» **GIVEN INSTRUCTION**
Every line of the material is to be quoted verbatim, minus the pictures.

────────────────────

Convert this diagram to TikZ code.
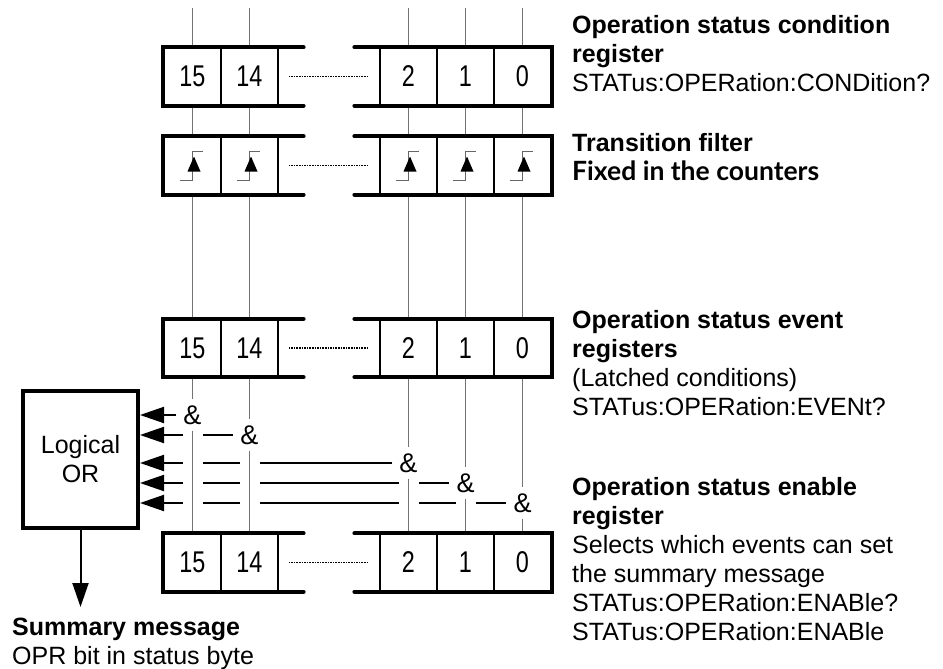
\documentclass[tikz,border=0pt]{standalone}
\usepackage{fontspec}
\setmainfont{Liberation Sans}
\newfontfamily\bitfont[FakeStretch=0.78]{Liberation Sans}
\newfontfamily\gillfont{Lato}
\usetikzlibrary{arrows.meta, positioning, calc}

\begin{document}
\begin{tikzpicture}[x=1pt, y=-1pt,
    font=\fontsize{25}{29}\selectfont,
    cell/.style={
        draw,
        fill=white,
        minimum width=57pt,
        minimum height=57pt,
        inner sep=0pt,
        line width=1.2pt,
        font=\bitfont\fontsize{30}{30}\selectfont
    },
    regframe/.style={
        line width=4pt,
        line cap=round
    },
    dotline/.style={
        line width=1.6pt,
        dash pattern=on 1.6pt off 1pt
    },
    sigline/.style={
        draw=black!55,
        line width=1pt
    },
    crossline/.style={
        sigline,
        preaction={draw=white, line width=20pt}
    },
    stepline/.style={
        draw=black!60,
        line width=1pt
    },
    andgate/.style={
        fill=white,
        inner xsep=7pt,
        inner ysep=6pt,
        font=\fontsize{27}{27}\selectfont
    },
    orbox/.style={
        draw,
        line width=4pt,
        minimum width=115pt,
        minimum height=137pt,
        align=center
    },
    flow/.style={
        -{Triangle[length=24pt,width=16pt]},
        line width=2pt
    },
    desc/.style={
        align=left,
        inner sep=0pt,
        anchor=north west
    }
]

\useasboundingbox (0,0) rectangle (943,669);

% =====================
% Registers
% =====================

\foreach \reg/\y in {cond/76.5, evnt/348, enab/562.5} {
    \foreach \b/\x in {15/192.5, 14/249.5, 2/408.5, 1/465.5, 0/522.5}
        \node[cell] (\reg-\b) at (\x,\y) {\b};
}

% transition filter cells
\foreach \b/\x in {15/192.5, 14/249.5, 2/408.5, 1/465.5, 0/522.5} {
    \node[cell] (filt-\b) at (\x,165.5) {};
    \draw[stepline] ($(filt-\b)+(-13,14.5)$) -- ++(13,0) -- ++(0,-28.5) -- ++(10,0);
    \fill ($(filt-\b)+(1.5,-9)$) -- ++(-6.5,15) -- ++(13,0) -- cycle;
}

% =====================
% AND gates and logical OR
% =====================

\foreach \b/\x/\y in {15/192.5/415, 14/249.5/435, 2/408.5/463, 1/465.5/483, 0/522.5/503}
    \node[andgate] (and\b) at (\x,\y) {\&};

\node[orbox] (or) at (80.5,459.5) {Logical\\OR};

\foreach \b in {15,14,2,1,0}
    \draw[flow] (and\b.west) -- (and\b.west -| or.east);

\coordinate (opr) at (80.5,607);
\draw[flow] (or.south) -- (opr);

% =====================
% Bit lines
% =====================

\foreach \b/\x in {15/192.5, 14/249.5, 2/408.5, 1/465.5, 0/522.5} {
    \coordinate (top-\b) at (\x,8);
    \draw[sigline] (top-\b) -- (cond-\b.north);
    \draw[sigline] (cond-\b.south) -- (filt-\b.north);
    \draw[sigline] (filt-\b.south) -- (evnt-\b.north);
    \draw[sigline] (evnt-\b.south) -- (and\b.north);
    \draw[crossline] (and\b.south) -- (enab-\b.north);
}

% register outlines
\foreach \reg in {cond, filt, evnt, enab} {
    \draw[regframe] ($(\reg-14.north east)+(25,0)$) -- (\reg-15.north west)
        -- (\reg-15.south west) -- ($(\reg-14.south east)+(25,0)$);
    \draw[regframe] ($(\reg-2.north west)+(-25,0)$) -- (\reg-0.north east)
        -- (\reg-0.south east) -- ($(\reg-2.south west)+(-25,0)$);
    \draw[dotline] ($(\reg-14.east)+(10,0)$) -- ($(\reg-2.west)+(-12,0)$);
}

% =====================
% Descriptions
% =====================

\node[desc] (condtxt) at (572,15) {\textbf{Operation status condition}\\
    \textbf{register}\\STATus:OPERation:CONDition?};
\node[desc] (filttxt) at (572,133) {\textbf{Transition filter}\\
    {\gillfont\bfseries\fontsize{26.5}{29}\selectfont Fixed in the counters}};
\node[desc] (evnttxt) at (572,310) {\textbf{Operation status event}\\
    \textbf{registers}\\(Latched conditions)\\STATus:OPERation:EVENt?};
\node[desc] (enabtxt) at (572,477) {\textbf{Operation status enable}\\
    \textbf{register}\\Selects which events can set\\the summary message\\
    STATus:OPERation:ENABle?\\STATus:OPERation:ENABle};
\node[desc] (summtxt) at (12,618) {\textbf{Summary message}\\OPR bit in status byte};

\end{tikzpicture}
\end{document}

────────────────────

» **FINAL RESULT**
Convert this diagram to TikZ code.
\documentclass[tikz,border=0pt]{standalone}
\usepackage{fontspec}
\setmainfont{Liberation Sans}
\newfontfamily\bitfont[FakeStretch=0.78]{Liberation Sans}
\newfontfamily\gillfont{Lato}
\usetikzlibrary{arrows.meta, positioning, calc}

\begin{document}
\begin{tikzpicture}[x=1pt, y=-1pt,
    font=\fontsize{25}{29}\selectfont,
    cell/.style={
        draw,
        fill=white,
        minimum width=57pt,
        minimum height=57pt,
        inner sep=0pt,
        line width=1.2pt,
        font=\bitfont\fontsize{30}{30}\selectfont
    },
    regframe/.style={
        line width=4pt,
        line cap=round
    },
    dotline/.style={
        line width=1.6pt,
        dash pattern=on 1.6pt off 1pt
    },
    sigline/.style={
        draw=black!55,
        line width=1pt
    },
    crossline/.style={
        sigline,
        preaction={draw=white, line width=20pt}
    },
    stepline/.style={
        draw=black!60,
        line width=1pt
    },
    andgate/.style={
        fill=white,
        inner xsep=7pt,
        inner ysep=6pt,
        font=\fontsize{27}{27}\selectfont
    },
    orbox/.style={
        draw,
        line width=4pt,
        minimum width=115pt,
        minimum height=137pt,
        align=center
    },
    flow/.style={
        -{Triangle[length=24pt,width=16pt]},
        line width=2pt
    },
    desc/.style={
        align=left,
        inner sep=0pt,
        anchor=north west
    }
]

\useasboundingbox (0,0) rectangle (943,669);

% =====================
% Registers
% =====================

\foreach \reg/\y in {cond/76.5, evnt/348, enab/562.5} {
    \foreach \b/\x in {15/192.5, 14/249.5, 2/408.5, 1/465.5, 0/522.5}
        \node[cell] (\reg-\b) at (\x,\y) {\b};
}

% transition filter cells
\foreach \b/\x in {15/192.5, 14/249.5, 2/408.5, 1/465.5, 0/522.5} {
    \node[cell] (filt-\b) at (\x,165.5) {};
    \draw[stepline] ($(filt-\b)+(-13,14.5)$) -- ++(13,0) -- ++(0,-28.5) -- ++(10,0);
    \fill ($(filt-\b)+(1.5,-9)$) -- ++(-6.5,15) -- ++(13,0) -- cycle;
}

% =====================
% AND gates and logical OR
% =====================

\foreach \b/\x/\y in {15/192.5/415, 14/249.5/435, 2/408.5/463, 1/465.5/483, 0/522.5/503}
    \node[andgate] (and\b) at (\x,\y) {\&};

\node[orbox] (or) at (80.5,459.5) {Logical\\OR};

\foreach \b in {15,14,2,1,0}
    \draw[flow] (and\b.west) -- (and\b.west -| or.east);

\coordinate (opr) at (80.5,607);
\draw[flow] (or.south) -- (opr);

% =====================
% Bit lines
% =====================

\foreach \b/\x in {15/192.5, 14/249.5, 2/408.5, 1/465.5, 0/522.5} {
    \coordinate (top-\b) at (\x,8);
    \draw[sigline] (top-\b) -- (cond-\b.north);
    \draw[sigline] (cond-\b.south) -- (filt-\b.north);
    \draw[sigline] (filt-\b.south) -- (evnt-\b.north);
    \draw[sigline] (evnt-\b.south) -- (and\b.north);
    \draw[crossline] (and\b.south) -- (enab-\b.north);
}

% register outlines
\foreach \reg in {cond, filt, evnt, enab} {
    \draw[regframe] ($(\reg-14.north east)+(25,0)$) -- (\reg-15.north west)
        -- (\reg-15.south west) -- ($(\reg-14.south east)+(25,0)$);
    \draw[regframe] ($(\reg-2.north west)+(-25,0)$) -- (\reg-0.north east)
        -- (\reg-0.south east) -- ($(\reg-2.south west)+(-25,0)$);
    \draw[dotline] ($(\reg-14.east)+(10,0)$) -- ($(\reg-2.west)+(-12,0)$);
}

% =====================
% Descriptions
% =====================

\node[desc] (condtxt) at (572,15) {\textbf{Operation status condition}\\
    \textbf{register}\\STATus:OPERation:CONDition?};
\node[desc] (filttxt) at (572,133) {\textbf{Transition filter}\\
    {\gillfont\bfseries\fontsize{26.5}{29}\selectfont Fixed in the counters}};
\node[desc] (evnttxt) at (572,310) {\textbf{Operation status event}\\
    \textbf{registers}\\(Latched conditions)\\STATus:OPERation:EVENt?};
\node[desc] (enabtxt) at (572,477) {\textbf{Operation status enable}\\
    \textbf{register}\\Selects which events can set\\the summary message\\
    STATus:OPERation:ENABle?\\STATus:OPERation:ENABle};
\node[desc] (summtxt) at (12,618) {\textbf{Summary message}\\OPR bit in status byte};

\end{tikzpicture}
\end{document}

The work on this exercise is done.